Example: In the blog post a single token uses 32 bytes + 8 bytes for the pointer indirection in AST node. That's a lot of memory, cache line misses and indirections.
PS: We really need GPSIMD compiler phases for GCC and Clang.
Compilers will compile switches to a branch tree, two-level jump table, or single-level jump table depending on density and optimisation options. If manually using a jump table is faster, you either have a terrible compiler or just haven't explored its optimisation settings enough.
I did a similar thing (for fun) for the tokenizer associated to a Swift derivates language written in C++.
My approach was however very different of yours:
- No macro, no ASM, just explicit vectorization using std.simd
- No hand rolled allocator. Just std::vector and SOA.
- No hashing for keyword. They are short. A single SIMD load / compare is often enough for a comparison
- All the lookup tables are compile time generated from the token list using constexpr to keep the code small and maintainable.
I was able to reach around 8 Mloc/s on server grade hardware, single core.
For integer parsing, this is a pretty cheap operation, so I wonder if it is worthwhile to try to avoid doing it many times. For double parsing, it is expensive if you require the bottom couple bits to be correct, so the approach in the blog post should create savings.
I found it quite tricky to apply its ideas to the more general syntax for a programming language, but with a bunch of hacking and few subtle changes to the language itself, the performance difference over one-character-at-a-time was quite substantial (about 6-10x).
The only reason this raises an eyebrow is that I've seen conflicting anec/data on this, depending pretty hard on target microarchitecture and the program itself.
A few months ago I built a toy boolean expression parser as a weekend project. The main goal was simple: evaluate an expression and return true or false. It supported basic types like int, float, string, arrays, variables, and even custom operators.
The syntax and grammar were intentionally kept simple. I wanted the whole implementation to be self-contained and compact, something that could live in just a .h and .cc file. Single pass for lexing, parsing, and evaluation.
After having the first version working, I kind of challenged myself to make it faster and tried many things.

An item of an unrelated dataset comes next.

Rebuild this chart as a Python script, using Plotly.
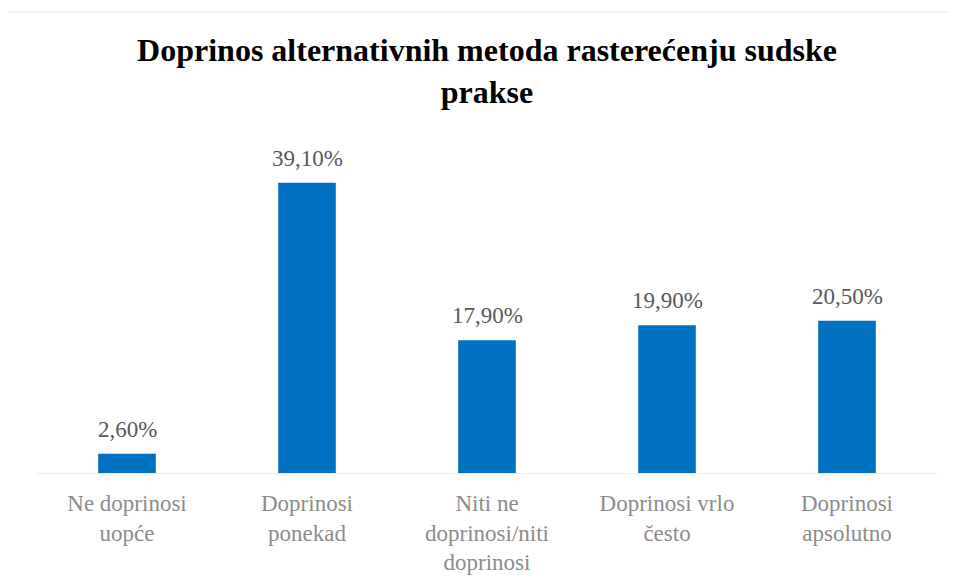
import plotly.graph_objects as go

categories = ["Ne doprinosi<br>uopće", "Doprinosi<br>ponekad", "Niti ne<br>doprinosi/niti<br>doprinosi",
              "Doprinosi vrlo<br>često", "Doprinosi<br>apsolutno"]
values = [2.6, 39.1, 17.9, 19.9, 20.5]
labels = ["2,60%", "39,10%", "17,90%", "19,90%", "20,50%"]

OFF = 8  # page body margin
W, H = 957 - OFF, 577 - OFF
# target page pixel positions
PL, PR, PT, PB = 37, 937, 139, 473
L, R, T, B = PL - OFF, W - (PR - OFF), PT - OFF, H - (PB - OFF)
pw, ph = W - L - R, H - T - B
SERIF = "Liberation Serif"

fig = go.Figure(go.Bar(
    x=categories, y=values,
    marker=dict(color="#0070C0", line=dict(width=0)), width=0.32, cliponaxis=False,
))

for c, v, t in zip(categories, values, labels):
    fig.add_annotation(x=c, y=v, text=t, showarrow=False, yanchor="bottom", yshift=10,
                       font=dict(family=SERIF, size=23, color="#595959"))

def px2x(p):
    return (p - OFF - L) / pw

def px2y(p):
    return (PB - p) / ph

fig.add_shape(type="rect", xref="paper", yref="paper",
              x0=px2x(4), x1=px2x(970), y0=px2y(600), y1=px2y(12),
              line=dict(color="#ececec", width=1), fillcolor="rgba(0,0,0,0)", layer="below")

fig.update_layout(
    width=W, height=H, margin=dict(l=L, r=R, t=T, b=B, autoexpand=False),
    paper_bgcolor="white", plot_bgcolor="white", showlegend=False,
    title=dict(text="Doprinos alternativnih metoda rasterećenju sudske<br>prakse",
               x=(487 - OFF) / W, xanchor="center", y=1 - (61 - OFF) / H, yanchor="top",
               font=dict(family=SERIF, size=32, color="black", weight="bold")),
    xaxis=dict(showline=True, linecolor="#ececec", linewidth=1, ticks="", showgrid=False,
               tickfont=dict(family=SERIF, size=23, color="#8c8c8c"),
               ticklabelstandoff=9, automargin=False),
    yaxis=dict(range=[0, 45], visible=False, showgrid=False, zeroline=False, automargin=False),
)

fig.write_html("out.html")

Once the first version was functional, I challenged myself to optimize it for speed. Here are some of the performance-related tricks I remember using:
- No string allocations: used the input *str directly, relying on pointer manipulation instead of allocating memory for substrings.
- Stateful parsing: maintained a parsing state structure passed by reference to avoid unnecessary copies or allocations.
- Minimized allocations: tried to avoid heap allocations wherever possible. Some were unavoidable during evaluation, but I kept them to a minimum.
- Branch prediction-friendly design: used lookup tables to assist with token identification (mapping the first character to token type and validating identifier characters).
- Inline literal parsing: converted integer and float literals to their native values directly during lexing instead of deferring conversion to a later phase.
I think all the tricks are mentioned in the article already.For what is worth, here is the project:
https://github.com/pausan/tinyrulechecker
I used this expression to assess the performance on an Intel(R) Core(TM) i7-8565U CPU @ 1.80GHz (launched Q3 2018): myfloat.eq(1.9999999) || myint.eq(32)
I know it is a simple expression and likely a larger expression would perform worse due to variables lookups, ... I could get a speed of 287MB/s or 142ns per evaluation (7M evaluations per second). I was gladly surprised to reach those speeds given that 1 evaluation is a full cycle of lexing, parsing and evaluating the expression itself.The next step I thought was also to use SIMD for tokenizing, but not sure it would have helped a lot on the overall expression evaluation times, I seem to recall most of the time was spent on the parser or evaluation phases anyway, not the lexer.
It was a fun project.
Not sure how many of these translate to other languages.